De la transformation du chanvre (Cannabis sativa) pour la fabrication des textiles et cordages
Le chanvre tient, à côté du lin, une place de premier ordre parmi les plantes textiles; il est la base des toiles et des cordages les plus solides:
De la manipulation: le chanvre arraché est proprement étendu à terre. Le jour même, ou le lendemain, on le lie en petites bottes de 25 à 30 centimètres de circonférence, qu’on dresse les unes contre les autres, soit en faisceaux, soit par deux files parallèles formant toiture et appuyées contre une perche horizontalement fixée par des piquets à une certaine hauteur au-dessus du sol. Au bout de 4 ou 5 jours, lorsque la dessication est complète, on extrait la semence en frappant le chanvre à coups de maillet, ou en le prenant par poignées, et en le battant sur une claie; ou bien, enfin, en faisant passer successivement les poignées à travers les dents d’un peigne fixé verticalement à une table.
Par l’opération appelée « rouissage », on fait ensuite dissoudre la gomme qui colle les fibres de l’écorce aux parties intérieures des tiges. A cet effet, on tient le chanvre pendant quelque temps dans une eau claire, douce, exposée au soleil, courant s’il se peut.
Les eaux stagnantes le bruniraient, et il est sali par les eaux vaseuses, minérales, chargées de sable ou de matières en putréfaction.
Si l’on n’a qu’une fosse étroite, on la nettoie parfaitement et, après y avoir placé les bottes de chanvre, on les charge de pierres ou de gazon afin qu’elles baignent exactement.
A partir du quatrième jour, on visite souvent les paquets et on les retire dès que les feuilles tombent et que les fibres de l’écorce se détachent elles-mêmes facilement depuis l’extrémité jusqu’au sommet des tiges.
Dans les temps froids, le rouissage peut durer jusqu’à douze jours.
Le chanvre, sorti de l’eau, est mis en faisceaux pour qu’il se ressuie, puis il est « curé » ou « éoré », c’est-à-dire délié et étendu sur un pré afin que la rosée fasse blanchir les fibres.
Dans la crainte d’altération, on le retourne tous les trois, quatre, cinq, six, sept ou huit jours. Plus les pluies sont fréquentes, la température élevée et le terrain rempli de vers, plus il est nécessaire de renouveler souvent cette opération.
On y procède par un temps calme et, au besoin, on met, sur le chanvre, de petites perches, afin que le vent ne le disperse pas.
Le curage dure ordinairement de 15 à 20 jours.
Si lon manque d’eaux favorables au rouissage, on se contente souvent de curer le chanvre sans le faire rouir. D’un autre côté, le curage du chanvre roui n’est pas indispensable. Sans doute, il facilite les manipulations ultérieures et il rend la fibre plus fine, mais aussi il diminue d’environ un quart le volume et le poids de la filasse.
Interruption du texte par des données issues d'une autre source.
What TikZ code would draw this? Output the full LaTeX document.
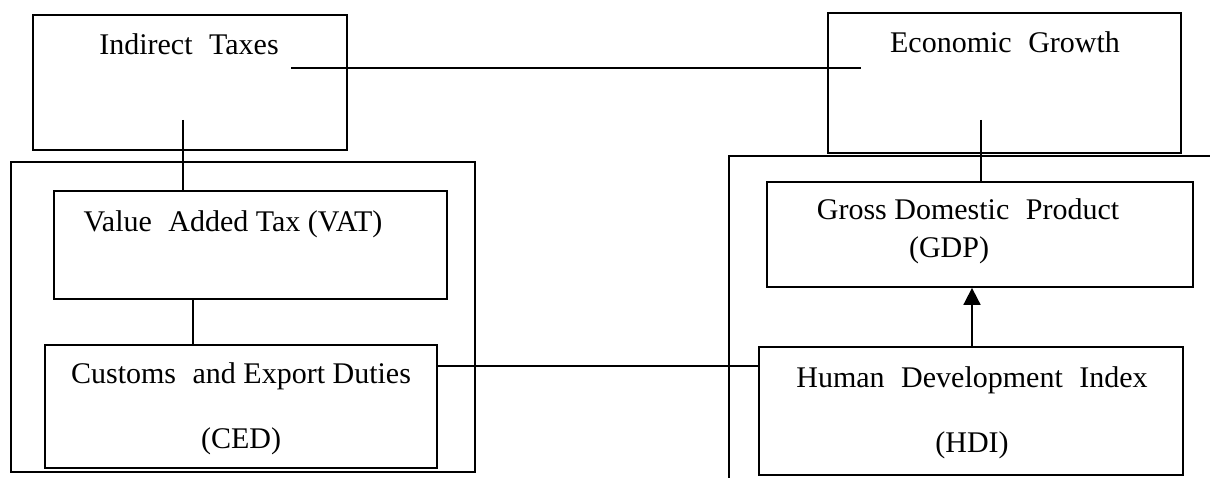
\documentclass[tikz,border=0pt]{standalone}
\usepackage{fontspec}
\setmainfont{Liberation Serif}
\usetikzlibrary{arrows.meta,fit}
\tikzset{
  box/.style={draw, line width=1.8pt, inner sep=0pt, fill=none},
  txt/.style={font=\fontsize{30}{36}\selectfont, inner sep=0pt, anchor=base},
  link/.style={line width=1.8pt},
  arr/.style={line width=1.8pt, -{Triangle[width=17pt,length=17pt]}}
}
\begin{document}
\begin{tikzpicture}[x=1pt,y=-1pt]
\useasboundingbox (0,0) rectangle (1210,478);
% outer frames
\node[box, fit={(11,162)(475,472)}] (leftframe) {};
\draw[link] (1212,156) -- (729,156) -- (729,480);
% boxes
\node[box, fit={(33,15)(347,150)}] (it) {};
\node[box, fit={(828,13)(1181,153)}] (eg) {};
\node[box, fit={(54,191)(447,299)}] (vat) {};
\node[box, fit={(45,345)(437,468)}] (ced) {};
\node[box, fit={(767,182)(1193,287)}] (gdp) {};
\node[box, fit={(759,347)(1183,475)}] (hdi) {};
% texts
\node[txt] (itT) at (189,55) {Indirect\hspace{0.3em} Taxes};
\node[txt] (egT) at (1005,53) {Economic\hspace{0.3em} Growth};
\node[txt] (vatT) at (233,232) {Value\hspace{0.3em} Added Tax (VAT)};
\node[txt] (cedT1) at (241,383) {Customs\hspace{0.3em} and Export Duties};
\node[txt] (cedT2) at (241,448) {(CED)};
\node[txt] (gdpT1) at (968,220) {Gross Domestic\hspace{0.3em} Product};
\node[txt] (gdpT2) at (949,258) {(GDP)};
\node[txt] (hdiT1) at (972,387) {Human\hspace{0.3em} Development\hspace{0.3em} Index};
\node[txt] (hdiT2) at (972,452) {(HDI)};
% free ends of connectors
\coordinate (itR) at (291,68);
\coordinate (egL) at (861,68);
\coordinate (itD) at (183,120);
\coordinate (egD) at (981,120);
% connectors
\draw[link] (itR) -- (egL);
\draw[link] (itD) -- (vat.north -| itD);
\draw[link] (egD) -- (gdp.north -| egD);
\draw[link] (vat.south -| 193,0) -- (ced.north -| 193,0);
\draw[link] (ced.east |- 0,366) -- (hdi.west |- 0,366);
\draw[arr] (hdi.north -| 972,0) -- (gdp.south -| 972,0);
\end{tikzpicture}
\end{document}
L’extraction et la préparation de la filasse comprennent trois manipulations: « broyage », « écangage » ou « teillage » et « affinage ».
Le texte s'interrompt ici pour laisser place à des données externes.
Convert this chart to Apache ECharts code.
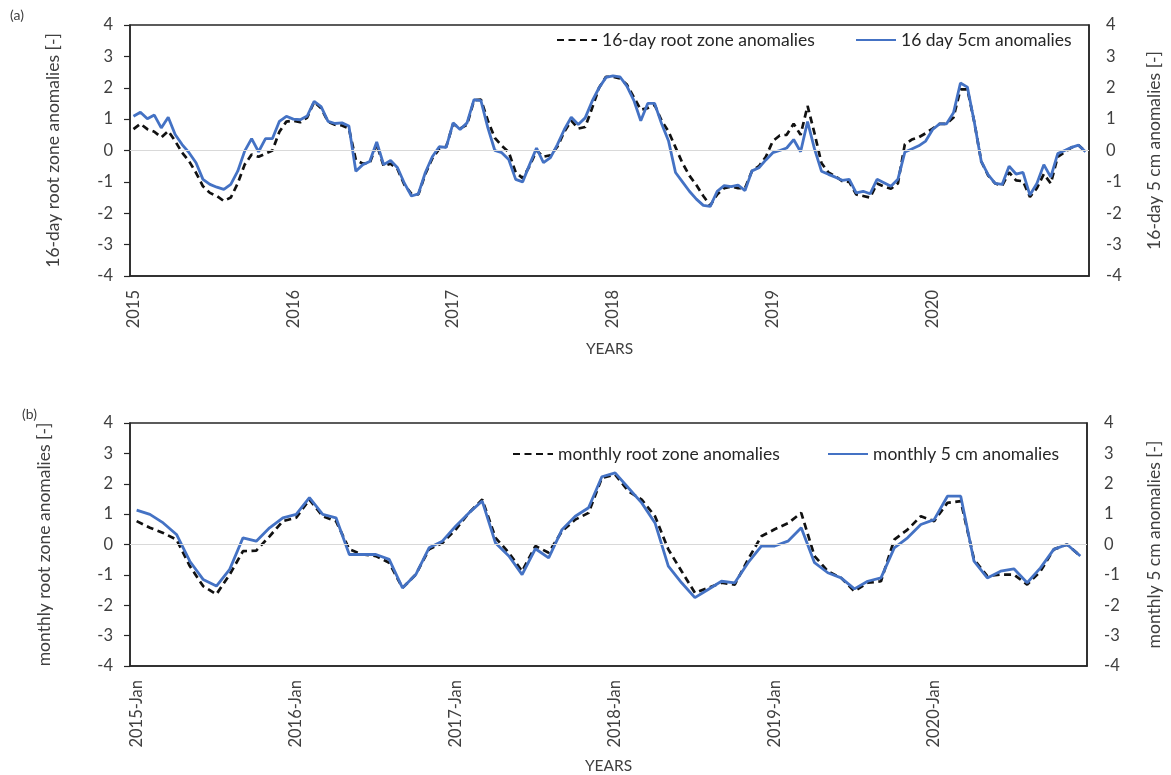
<!DOCTYPE html>
<html>
<head>
<meta charset="utf-8">
<title>Soil moisture anomalies 2015-2020</title>
<script src="https://cdn.jsdelivr.net/npm/echarts@6/dist/echarts.min.js"></script>
<style>
  html, body { margin: 0; padding: 0; background: #ffffff; }
  #chart { width: 1171px; height: 775px; }
</style>
</head>
<body>
<div id="chart"></div>
<script>
// ---- data ----
const years = ['2015', '2016', '2017', '2018', '2019', '2020'];
const monthNames = ['Jan', 'Feb', 'Mar', 'Apr', 'May', 'Jun', 'Jul', 'Aug', 'Sep', 'Oct', 'Nov', 'Dec'];
const compositeDays = [1, 17, 33, 49, 65, 81, 97, 113, 129, 145, 161, 177, 193, 209, 225, 241, 257, 273, 289, 305, 321, 337, 353];

// 16-day composites (23 per year)
const rootZone16 = [
  0.68, 0.85, 0.68, 0.6, 0.42, 0.62, 0.3, -0.07, -0.34, -0.71, -1.14, -1.35, -1.45, -1.61, -1.5, -1.05, -0.45, -0.13, -0.2, -0.1, 0.0, 0.6, 0.92,
  0.95, 0.9, 1.05, 1.55, 1.35, 0.92, 0.82, 0.8, 0.7, -0.3, -0.42, -0.4, 0.2, -0.5, -0.42, -0.6, -1.1, -1.38, -1.4, -0.75, -0.25, 0.05, 0.12,
  0.85, 0.7, 0.82, 1.6, 1.62, 0.95, 0.4, 0.15, -0.05, -0.7, -0.88, -0.5, 0.0, -0.2, -0.15, 0.12, 0.6, 0.95, 0.7, 0.75, 1.35, 2.0, 2.35,
  2.35, 2.3, 2.1, 1.7, 1.3, 1.35, 1.45, 0.95, 0.6, 0.1, -0.4, -0.8, -1.1, -1.45, -1.75, -1.4, -1.2, -1.15, -1.2, -1.2, -0.65, -0.5, -0.2,
  0.3, 0.48, 0.5, 0.85, 0.5, 1.42, 0.55, -0.4, -0.7, -0.82, -0.98, -1.0, -1.4, -1.45, -1.5, -1.05, -1.15, -1.22, -1.05, 0.2, 0.35, 0.42, 0.55,
  0.7, 0.85, 0.85, 1.05, 1.95, 1.95, 0.9, -0.35, -0.8, -1.05, -1.12, -0.7, -0.95, -0.98, -1.48, -1.2, -0.75, -1.05, -0.2, -0.05, 0.1, 0.17, -0.04
];
const surface16 = [
  1.09, 1.22, 1.01, 1.13, 0.72, 1.06, 0.51, 0.19, -0.07, -0.39, -0.92, -1.08, -1.17, -1.24, -1.08, -0.66, -0.02, 0.38, -0.04, 0.38, 0.38, 0.93, 1.09,
  1.0, 0.98, 1.1, 1.57, 1.4, 0.93, 0.86, 0.88, 0.78, -0.66, -0.45, -0.35, 0.27, -0.45, -0.32, -0.55, -1.05, -1.45, -1.38, -0.7, -0.2, 0.12, 0.1,
  0.88, 0.67, 0.88, 1.62, 1.59, 0.72, 0.0, -0.07, -0.29, -0.92, -1.0, -0.45, 0.08, -0.39, -0.23, 0.19, 0.67, 1.06, 0.83, 1.04, 1.57, 2.0, 2.33,
  2.38, 2.35, 2.05, 1.6, 0.95, 1.5, 1.5, 0.85, 0.3, -0.7, -1.0, -1.3, -1.55, -1.75, -1.78, -1.3, -1.12, -1.15, -1.1, -1.28, -0.65, -0.55, -0.3,
  -0.07, 0.0, 0.08, 0.35, -0.04, 0.92, 0.05, -0.66, -0.76, -0.85, -0.95, -0.92, -1.35, -1.3, -1.38, -0.92, -1.03, -1.14, -0.92, -0.05, 0.05, 0.15, 0.3,
  0.67, 0.85, 0.85, 1.2, 2.15, 2.02, 0.9, -0.35, -0.78, -1.05, -1.08, -0.5, -0.75, -0.7, -1.42, -1.05, -0.45, -0.85, -0.1, 0.0, 0.1, 0.17, -0.04
];

// monthly means (12 per year)
const rootZoneMonthly = [
  0.77, 0.55, 0.38, 0.16, -0.71, -1.37, -1.64, -0.99, -0.22, -0.2, 0.27, 0.77,
  0.88, 1.48, 0.93, 0.77, -0.16, -0.33, -0.38, -0.6, -1.43, -0.99, -0.16, 0.05,
  0.49, 1.04, 1.48, 0.22, -0.27, -0.88, -0.05, -0.27, 0.44, 0.82, 1.04, 2.19,
  2.3, 1.75, 1.48, 0.93, -0.16, -0.88, -1.59, -1.43, -1.26, -1.32, -0.49, 0.27,
  0.5, 0.7, 1.04, -0.38, -0.88, -1.1, -1.54, -1.26, -1.21, 0.16, 0.49, 0.93,
  0.77, 1.37, 1.43, -0.49, -1.04, -0.99, -0.99, -1.32, -0.88, -0.16, 0.0, -0.38
];
const surfaceMonthly = [
  1.13, 0.99, 0.71, 0.33, -0.55, -1.15, -1.37, -0.82, 0.22, 0.11, 0.55, 0.88,
  0.99, 1.54, 0.99, 0.88, -0.33, -0.33, -0.33, -0.49, -1.43, -0.99, -0.11, 0.11,
  0.6, 1.04, 1.43, 0.05, -0.38, -0.99, -0.14, -0.44, 0.49, 0.93, 1.21, 2.23,
  2.36, 1.86, 1.37, 0.71, -0.71, -1.26, -1.75, -1.48, -1.21, -1.26, -0.6, -0.05,
  -0.05, 0.11, 0.55, -0.6, -0.93, -1.1, -1.46, -1.21, -1.1, -0.11, 0.22, 0.66,
  0.82, 1.59, 1.59, -0.55, -1.1, -0.88, -0.8, -1.26, -0.77, -0.16, 0.0, -0.38
];

// ---- category labels ----
const cats16 = [];
years.forEach(y => compositeDays.forEach(d => cats16.push(y + '-' + String(d).padStart(3, '0'))));
const catsMonthly = [];
years.forEach(y => monthNames.forEach(m => catsMonthly.push(y + '-' + m)));

// ---- styling ----
const FONT = 'Lato';
const TEXT = '#404040';
const FRAME = '#262626';
const BLUE = '#4472C4';
const DASH = '#111111';

function yAxisDef(gridIndex, name, position, gap) {
  return {
    type: 'value', gridIndex: gridIndex, position: position,
    min: -4, max: 4, interval: 1,
    axisLine: { show: true, onZero: false, lineStyle: { color: FRAME, width: 1.5 } },
    axisTick: { show: position === 'left', length: 6, lineStyle: { color: FRAME, width: 1.2 } },
    splitLine: { show: false },
    axisLabel: { color: TEXT, fontSize: 16.5, fontFamily: FONT, margin: 17 },
    name: name, nameLocation: 'middle', nameGap: gap, nameRotate: 90,
    nameTextStyle: { color: TEXT, fontSize: 17.5, fontFamily: FONT }
  };
}

function xAxisDef(gridIndex, data, step, gap) {
  return {
    type: 'category', gridIndex: gridIndex, data: data, boundaryGap: true,
    axisLine: { show: true, onZero: false, lineStyle: { color: FRAME, width: 1.5 } },
    axisTick: { show: false },
    axisLabel: {
      interval: (idx) => idx % step === 0,
      formatter: (v) => step === 23 ? v.slice(0, 4) : v,
      rotate: 90, margin: 14, color: TEXT, fontSize: 16.5, fontFamily: FONT
    },
    name: 'YEARS', nameLocation: 'middle', nameGap: gap,
    nameTextStyle: { color: TEXT, fontSize: 15.5, fontFamily: FONT }
  };
}

function zeroLine(xi, yi) {
  return {
    name: 'zero-' + xi, type: 'line', xAxisIndex: xi, yAxisIndex: yi, data: [], z: 1, silent: true,
    markLine: {
      silent: true, symbol: 'none', label: { show: false },
      lineStyle: { color: '#d9d9d9', width: 1.2, type: 'solid' },
      data: [{ yAxis: 0 }]
    }
  };
}

function dashedSeries(name, xi, yi, data) {
  return {
    name: name, type: 'line', xAxisIndex: xi, yAxisIndex: yi, data: data, z: 3,
    symbol: 'none', smooth: false, animation: false, color: DASH,
    itemStyle: { color: DASH },
    lineStyle: { color: DASH, width: 2.7, type: [7, 4.5] }
  };
}

function solidSeries(name, xi, yi, data) {
  return {
    name: name, type: 'line', xAxisIndex: xi, yAxisIndex: yi, data: data, z: 4,
    symbol: 'none', smooth: false, animation: false, color: BLUE,
    itemStyle: { color: BLUE },
    lineStyle: { color: BLUE, width: 2.8 }
  };
}

function legendItem(name, left, top) {
  return {
    data: [name], left: left, top: top, padding: 0, orient: 'horizontal',
    itemWidth: 40, itemHeight: 14, selectedMode: false,
    itemStyle: { color: 'rgba(0,0,0,0)', borderColor: 'rgba(0,0,0,0)', borderWidth: 0 },
    textStyle: { color: '#262626', fontSize: 17.5, fontFamily: FONT }
  };
}

const chart = echarts.init(document.getElementById('chart'), null, { renderer: 'canvas' });
chart.setOption({
  backgroundColor: '#ffffff',
  animation: false,
  graphic: [
    { type: 'text', left: 10, top: 8, style: { text: '(a)', fontSize: 14, fontFamily: FONT, fill: TEXT } },
    { type: 'text', left: 22, top: 407, style: { text: '(b)', fontSize: 14, fontFamily: FONT, fill: TEXT } }
  ],
  legend: [
    legendItem('16-day root zone anomalies', 556, 31),
    legendItem('16 day 5cm anomalies', 855, 31),
    legendItem('monthly root zone anomalies', 512, 445),
    legendItem('monthly 5 cm anomalies', 827, 445)
  ],
  grid: [
    { left: 130, top: 25, width: 960, height: 251, show: true, borderColor: FRAME, borderWidth: 1.5, containLabel: false },
    { left: 130, top: 423, width: 971, height: 244, show: true, borderColor: FRAME, borderWidth: 1.5, containLabel: false }
  ],
  xAxis: [
    xAxisDef(0, cats16, 23, 65),
    xAxisDef(1, catsMonthly, 12, 92)
  ],
  yAxis: [
    yAxisDef(0, '16-day root zone anomalies [-]', 'left', 68),
    yAxisDef(0, '16-day 5 cm anomalies [-]', 'right', 56),
    yAxisDef(1, 'monthly root zone anomalies [-]', 'left', 77),
    yAxisDef(1, 'monthly 5 cm anomalies [-]', 'right', 58)
  ],
  series: [
    zeroLine(0, 0),
    dashedSeries('16-day root zone anomalies', 0, 0, rootZone16),
    solidSeries('16 day 5cm anomalies', 0, 1, surface16),
    zeroLine(1, 2),
    dashedSeries('monthly root zone anomalies', 1, 2, rootZoneMonthly),
    solidSeries('monthly 5 cm anomalies', 1, 3, surfaceMonthly)
  ]
});
</script>
</body>
</html>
Par la première, on triture les tiges, afin que tout ce qui n’est pas fibre soit réduit en petits morceaux; par la seconde, on secoue vivement la matière broyée pour faire tomber les parcelles inutiles; par la troisième, on peigne les fibres afin de les démêler et de leur donner de la finesse.
On peut broyer le chanvre par terre, en le frappant avec une lame canelée et fixée à un long manche recourbée; sur un billot, à coups de maillet; en les faisant passer entre deux ou plusieurs cylindres de bois canelé qui s’égrènent ensemble et qu’on fait tourner dans le sens horizontal; par l’instrument appelé « macque » ou « broie », véritable mâchoire de bois qui se trouve fixée à un chevalet et qu’on fait mouvoir d’une main, tandis que de l’autre on lui présente les poignées.
Afin de rendre le chanvre plus facile à broyer, on le met souvent au four ou sur une claie sous laquelle se trouve du feu. Dans ce cas, il faut beaucoup de précautions pour éviter tout accident.
Pour « écanguer » le chanvre broyé, d’une main on fait pendre les poignées d’une planche verticale, de l’autre on les frappe avec un large couteau de bois, ou bien on fait tourner rapidement une roue à laquelle sont fixés plusieurs couteaux, ce qui accelère singulièrement l’opération.
« L’affinage » ou « peignage » se fait au moyen de peignes de divers calibres. On commence l’opération avec celui dont les dents sont les plus écartées, et successivement on emploie les autres jusqu’au plus fin. On démêle ainsi diverses qualités et longueurs de fibres. Les peignes se trouvent ordinairement fixés à un seul et même appareil.